--- START SUPPLIED MATERIAL ---
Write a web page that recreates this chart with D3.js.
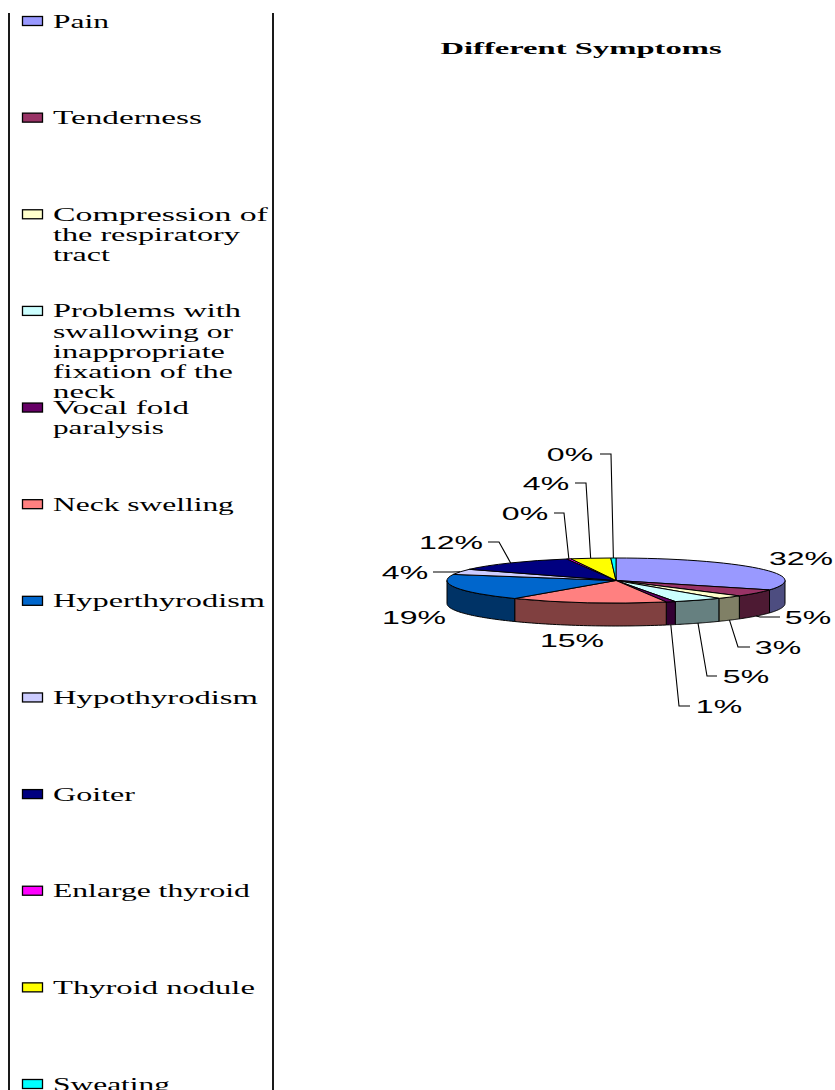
<!DOCTYPE html>
<html>
<head>
<meta charset="utf-8">
<script src="https://cdn.jsdelivr.net/npm/d3@7"></script>
<style>
  html, body { margin: 0; padding: 0; background: #fff; overflow: hidden; }
  svg { display: block; }
  .legend-text, .title { font-family: "Liberation Serif", serif; fill: #000; }
  .pct { font-family: "Liberation Sans", sans-serif; fill: #000; }
</style>
</head>
<body>
<svg id="chart" width="835" height="1090"></svg>
<script>
// Share of each symptom, in percent
const symptoms = ["Pain", "Tenderness", "Compression of the respiratory tract",
  "Problems with swallowing or inappropriate fixation of the neck", "Vocal fold paralysis",
  "Neck swelling", "Hyperthyrodism", "Hypothyrodism", "Goiter", "Enlarge thyroid",
  "Thyroid nodule", "Sweating"];
const shares = [31.8, 5.1, 2.6, 4.7, 0.9, 15.0, 19.1, 3.9, 12.0, 0.4, 3.8, 0.49];

// Wrapped legend lines and the width each one is set to
const legendLines = [["Pain"], ["Tenderness"], ["Compression of", "the respiratory", "tract"],
  ["Problems with", "swallowing or", "inappropriate", "fixation of the", "neck"],
  ["Vocal fold", "paralysis"], ["Neck swelling"], ["Hyperthyrodism"], ["Hypothyrodism"],
  ["Goiter"], ["Enlarge thyroid"], ["Thyroid nodule"], ["Sweating"]];
const legendWidths = [[56], [149], [215, 187, 57], [188, 180, 172, 180, 62], [136, 111],
  [181], [212], [205], [82], [197], [202], [117]];

const topColors = ["#9999FF", "#993366", "#FFFFCC", "#CCFFFF", "#660066", "#FF8080",
  "#0066CC", "#CCCCFF", "#000080", "#FF00FF", "#FFFF00", "#00FFFF"];
const wallColors = ["#4D4D80", "#4D1A33", "#808066", "#668080", "#330033", "#804040",
  "#003366", "#666680", "#000040", "#800080", "#808000", "#008080"];

// Layout of the percentage labels: centre of the text, and the elbow of its leader
const labelCentres = [[801, 558], [808, 617], [778, 647], [746, 676], [719, 706], [572, 640],
  [414, 617], [405, 572], [451, 542], [525, 513], [546, 483], [570, 454]];
const labelElbows = [null, [760, 617], [738, 647], [707, 676], [679, 706], null,
  null, [452, 572], [499, 542], [564, 513], [586, 483], [611, 454]];
const labelStarts = [null, 780, 750, 717, 690, null, null, 433, 488, 554, 575, 600];

const svg = d3.select("#chart");
const centre = { x: 616, y: 580.5 };
const rx = 169, ry = 22.5, depth = 23;

// Frame lines beside the legend
[9, 273].forEach(x => svg.append("line")
  .attr("x1", x).attr("x2", x).attr("y1", 13).attr("y2", 1090)
  .attr("stroke", "#1a1a1a").attr("stroke-width", 2));

// Title
svg.append("text").attr("class", "title")
  .attr("transform", "translate(581,54) scale(1.92,1)")
  .attr("text-anchor", "middle")
  .attr("font-size", 17).attr("font-weight", "bold")
  .text("Different Symptoms");

// Legend
const legendY = d3.scalePoint().domain(symptoms).range([21, 1084]);
const legend = svg.append("g").selectAll("g").data(symptoms).join("g")
  .attr("transform", d => `translate(0,${legendY(d)})`);
legend.append("rect")
  .attr("x", 22.5).attr("y", -4.5).attr("width", 20).attr("height", 9)
  .attr("fill", (d, i) => topColors[i])
  .attr("stroke", "#000").attr("stroke-width", 1.3);
legend.each(function (d, i) {
  d3.select(this).selectAll("text").data(legendLines[i]).join("text")
    .attr("class", "legend-text")
    .attr("font-size", 18)
    .text(t => t)
    .attr("transform", function (t, j) {
      const stretch = legendWidths[i][j] / this.getComputedTextLength();
      return `translate(53,${6.5 + j * 20.2}) scale(${stretch},1)`;
    });
});

// Pie angles, clockwise from twelve o'clock
const slices = d3.pie().sort(null)(shares);
const rimX = a => centre.x + rx * Math.sin(a);
const rimY = a => centre.y - ry * Math.cos(a);

// Outer walls: only the part of each slice on the near half of the ellipse
const wall = d3.line();
const pie = svg.append("g");
slices.forEach((s, i) => {
  const from = Math.max(s.startAngle, Math.PI / 2);
  const to = Math.min(s.endAngle, 3 * Math.PI / 2);
  if (to <= from) return;
  const steps = d3.range(0, 41).map(k => from + (to - from) * k / 40);
  const upper = steps.map(a => [rimX(a), rimY(a)]);
  const lower = steps.slice().reverse().map(a => [rimX(a), rimY(a) + depth]);
  pie.append("path")
    .attr("d", wall(upper.concat(lower)) + "Z")
    .attr("fill", wallColors[i])
    .attr("stroke", "#000").attr("stroke-width", 1);
});

// Top face: a circular arc flattened into the tilted ellipse
const arc = d3.arc().innerRadius(0).outerRadius(rx);
pie.append("g")
  .attr("transform", `translate(${centre.x},${centre.y}) scale(1,${ry / rx})`)
  .selectAll("path").data(slices).join("path")
  .attr("d", arc)
  .attr("fill", (d, i) => topColors[i])
  .attr("stroke", "#000").attr("stroke-width", 1)
  .attr("vector-effect", "non-scaling-stroke");

// Leaders from the rim to the labels
const leader = d3.line();
slices.forEach((s, i) => {
  const elbow = labelElbows[i];
  if (!elbow) return;
  const mid = (s.startAngle + s.endAngle) / 2;
  const onFront = Math.cos(mid) < 0;
  const anchor = [rimX(mid), rimY(mid) + (onFront ? depth : 0)];
  svg.append("path")
    .attr("d", leader([[labelStarts[i], labelCentres[i][1]], elbow, anchor]))
    .attr("fill", "none").attr("stroke", "#000").attr("stroke-width", 1.1);
});

// Percentage labels
svg.append("g").selectAll("text").data(shares).join("text")
  .attr("class", "pct")
  .attr("font-size", 17.5)
  .attr("text-anchor", "middle")
  .attr("transform", (d, i) => `translate(${labelCentres[i][0]},${labelCentres[i][1] + 7}) scale(1.83,1)`)
  .text(d => `${d3.format(".0f")(d)}%`);
</script>
</body>
</html>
--- END SUPPLIED MATERIAL ---
== WHAT THE TASK REQUIRES ==
The listing above must be printed again exactly, minus its pictures.

== ANSWER ==
Write a web page that recreates this chart with D3.js.
<!DOCTYPE html>
<html>
<head>
<meta charset="utf-8">
<script src="https://cdn.jsdelivr.net/npm/d3@7"></script>
<style>
  html, body { margin: 0; padding: 0; background: #fff; overflow: hidden; }
  svg { display: block; }
  .legend-text, .title { font-family: "Liberation Serif", serif; fill: #000; }
  .pct { font-family: "Liberation Sans", sans-serif; fill: #000; }
</style>
</head>
<body>
<svg id="chart" width="835" height="1090"></svg>
<script>
// Share of each symptom, in percent
const symptoms = ["Pain", "Tenderness", "Compression of the respiratory tract",
  "Problems with swallowing or inappropriate fixation of the neck", "Vocal fold paralysis",
  "Neck swelling", "Hyperthyrodism", "Hypothyrodism", "Goiter", "Enlarge thyroid",
  "Thyroid nodule", "Sweating"];
const shares = [31.8, 5.1, 2.6, 4.7, 0.9, 15.0, 19.1, 3.9, 12.0, 0.4, 3.8, 0.49];

// Wrapped legend lines and the width each one is set to
const legendLines = [["Pain"], ["Tenderness"], ["Compression of", "the respiratory", "tract"],
  ["Problems with", "swallowing or", "inappropriate", "fixation of the", "neck"],
  ["Vocal fold", "paralysis"], ["Neck swelling"], ["Hyperthyrodism"], ["Hypothyrodism"],
  ["Goiter"], ["Enlarge thyroid"], ["Thyroid nodule"], ["Sweating"]];
const legendWidths = [[56], [149], [215, 187, 57], [188, 180, 172, 180, 62], [136, 111],
  [181], [212], [205], [82], [197], [202], [117]];

const topColors = ["#9999FF", "#993366", "#FFFFCC", "#CCFFFF", "#660066", "#FF8080",
  "#0066CC", "#CCCCFF", "#000080", "#FF00FF", "#FFFF00", "#00FFFF"];
const wallColors = ["#4D4D80", "#4D1A33", "#808066", "#668080", "#330033", "#804040",
  "#003366", "#666680", "#000040", "#800080", "#808000", "#008080"];

// Layout of the percentage labels: centre of the text, and the elbow of its leader
const labelCentres = [[801, 558], [808, 617], [778, 647], [746, 676], [719, 706], [572, 640],
  [414, 617], [405, 572], [451, 542], [525, 513], [546, 483], [570, 454]];
const labelElbows = [null, [760, 617], [738, 647], [707, 676], [679, 706], null,
  null, [452, 572], [499, 542], [564, 513], [586, 483], [611, 454]];
const labelStarts = [null, 780, 750, 717, 690, null, null, 433, 488, 554, 575, 600];

const svg = d3.select("#chart");
const centre = { x: 616, y: 580.5 };
const rx = 169, ry = 22.5, depth = 23;

// Frame lines beside the legend
[9, 273].forEach(x => svg.append("line")
  .attr("x1", x).attr("x2", x).attr("y1", 13).attr("y2", 1090)
  .attr("stroke", "#1a1a1a").attr("stroke-width", 2));

// Title
svg.append("text").attr("class", "title")
  .attr("transform", "translate(581,54) scale(1.92,1)")
  .attr("text-anchor", "middle")
  .attr("font-size", 17).attr("font-weight", "bold")
  .text("Different Symptoms");

// Legend
const legendY = d3.scalePoint().domain(symptoms).range([21, 1084]);
const legend = svg.append("g").selectAll("g").data(symptoms).join("g")
  .attr("transform", d => `translate(0,${legendY(d)})`);
legend.append("rect")
  .attr("x", 22.5).attr("y", -4.5).attr("width", 20).attr("height", 9)
  .attr("fill", (d, i) => topColors[i])
  .attr("stroke", "#000").attr("stroke-width", 1.3);
legend.each(function (d, i) {
  d3.select(this).selectAll("text").data(legendLines[i]).join("text")
    .attr("class", "legend-text")
    .attr("font-size", 18)
    .text(t => t)
    .attr("transform", function (t, j) {
      const stretch = legendWidths[i][j] / this.getComputedTextLength();
      return `translate(53,${6.5 + j * 20.2}) scale(${stretch},1)`;
    });
});

// Pie angles, clockwise from twelve o'clock
const slices = d3.pie().sort(null)(shares);
const rimX = a => centre.x + rx * Math.sin(a);
const rimY = a => centre.y - ry * Math.cos(a);

// Outer walls: only the part of each slice on the near half of the ellipse
const wall = d3.line();
const pie = svg.append("g");
slices.forEach((s, i) => {
  const from = Math.max(s.startAngle, Math.PI / 2);
  const to = Math.min(s.endAngle, 3 * Math.PI / 2);
  if (to <= from) return;
  const steps = d3.range(0, 41).map(k => from + (to - from) * k / 40);
  const upper = steps.map(a => [rimX(a), rimY(a)]);
  const lower = steps.slice().reverse().map(a => [rimX(a), rimY(a) + depth]);
  pie.append("path")
    .attr("d", wall(upper.concat(lower)) + "Z")
    .attr("fill", wallColors[i])
    .attr("stroke", "#000").attr("stroke-width", 1);
});

// Top face: a circular arc flattened into the tilted ellipse
const arc = d3.arc().innerRadius(0).outerRadius(rx);
pie.append("g")
  .attr("transform", `translate(${centre.x},${centre.y}) scale(1,${ry / rx})`)
  .selectAll("path").data(slices).join("path")
  .attr("d", arc)
  .attr("fill", (d, i) => topColors[i])
  .attr("stroke", "#000").attr("stroke-width", 1)
  .attr("vector-effect", "non-scaling-stroke");

// Leaders from the rim to the labels
const leader = d3.line();
slices.forEach((s, i) => {
  const elbow = labelElbows[i];
  if (!elbow) return;
  const mid = (s.startAngle + s.endAngle) / 2;
  const onFront = Math.cos(mid) < 0;
  const anchor = [rimX(mid), rimY(mid) + (onFront ? depth : 0)];
  svg.append("path")
    .attr("d", leader([[labelStarts[i], labelCentres[i][1]], elbow, anchor]))
    .attr("fill", "none").attr("stroke", "#000").attr("stroke-width", 1.1);
});

// Percentage labels
svg.append("g").selectAll("text").data(shares).join("text")
  .attr("class", "pct")
  .attr("font-size", 17.5)
  .attr("text-anchor", "middle")
  .attr("transform", (d, i) => `translate(${labelCentres[i][0]},${labelCentres[i][1] + 7}) scale(1.83,1)`)
  .text(d => `${d3.format(".0f")(d)}%`);
</script>
</body>
</html>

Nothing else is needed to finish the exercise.